Mauvaise surprise pour l'Italie: l'agence de notation Standard and Poor's a abaissé mardi d'un cran sa note souveraine et menacé de la dégrader de nouveau en l'absence de mesures adaptées de la part du gouvernement dirigé depuis deux mois par Enrico Letta.

La note à long terme du pays passe ainsi à «BBB», contre «BBB+» auparavant, et est de nouveau assortie d'une perspective négative: «nous pensons qu'il y a au moins une chance sur trois que la note soit abaissée une nouvelle fois en 2013 ou 2014», prévient S&P dans son communiqué.

L'agence de notation, qui s'était abstenue de toute action lors de la formation fin avril du gouvernement de coalition tripartite de M. Letta, se déclare cette fois inquiète des effets de l'affaiblissement continu de la croissance sur la situation économique et sur la capacité de résistance du pays.

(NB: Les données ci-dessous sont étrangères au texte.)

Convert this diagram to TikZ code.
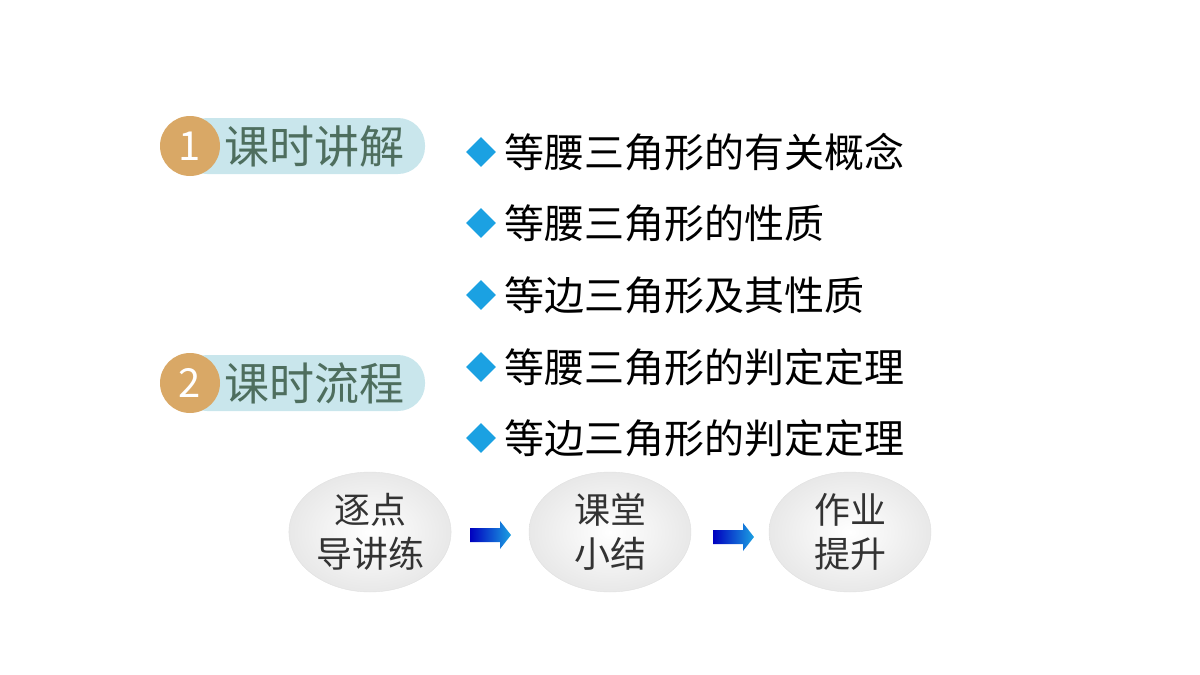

L'agence constate une «nouvelle dégradation des perspectives économiques du pays» dans le sillage d'une décennie de stagnation (en moyenne -0,04%). Elle souligne que «la production de l'Italie au premier trimestre 2013 a été inférieure de 8% à celle du dernier trimestre 2007 et continue de reculer».

S&P précise avoir abaissé ses prévisions de croissance 2013 pour le pays: l'agence table désormais sur un recul de 1,9% du PIB italien et +0,5% en 2014. Des prévisions plus pessimistes que celles tout récemment publiées par le FMI, qui font état de -1,8% et +0,7%.

«Selon nous, la croissance faible découle en grande partie des rigidités des marchés du travail et industriel de l'Italie», explique SP.

L'agence semble aussi douter de la capacité de Rome à tenir ses engagements budgétaires cette année. Selon elle, ils seraient «potentiellement menacés en raison d'approches divergentes dans le gouvernement de coalition sur comment combler un manque de recettes» lié à la suspension d'une taxe immobilière et au renvoi d'une hausse prévue de la TVA.

La perspective pourrait cependant être relevée à «stable» en cas de réformes structurelles du marché du travail, de la production et des services «qui pourraient entraîner l'économie italienne vers un niveau de croissance plus élevé», ou «si d'autres mesures comme des ventes d'actifs importantes ou des privatisations permettaient de réduire de manière substantielle le poids de la dette publique», note-t-elle.

Dans le même temps, l'agence a confirmé la note à court terme «A-2».

Selon des sources du Trésor italien citées mardi soir par l'agence Ansa, la décision de SP a été prise sur des bases déjà «dépassées», qui ne tiennent pas compte des mesures déjà mises en oeuvre par le gouvernement, notamment en matière de remboursement des arriérés de dette publique ou justement des mesures en faveur de l'emploi.

Le jugement sévère de SP devrait cependant accroître la pression déjà forte qui pèse sur le gouvernement Letta, pris en tenaille entre ses engagements de rigueur budgétaire envers l'Europe et les promesses de baisses d'impôts du parti de Silvio Berlusconi, membre de sa coalition. M. Letta s'est déjà vu reprocher à plusieurs reprises ces dernières semaines de repousser des décisions difficiles à après les vacances d'été.

L'agence de notation n'est d'ailleurs pas la seule à se montrer sceptique sur les perspectives de reprise économique dans le pays (à partir du 4e trimestre selon le ministre de l'Économie, Fabrizio Saccomanni).

«Dans ce pays, ce qui est important est de créer de l'emploi (...) Si tout va bien l'année prochaine, nous croîtrons de 0,4% mais nous ne créerons pas d'emploi. Pour cela, il faut croître de 2-3%», a lancé vendredi le président du lobby patronal, Giorgio Squinzi.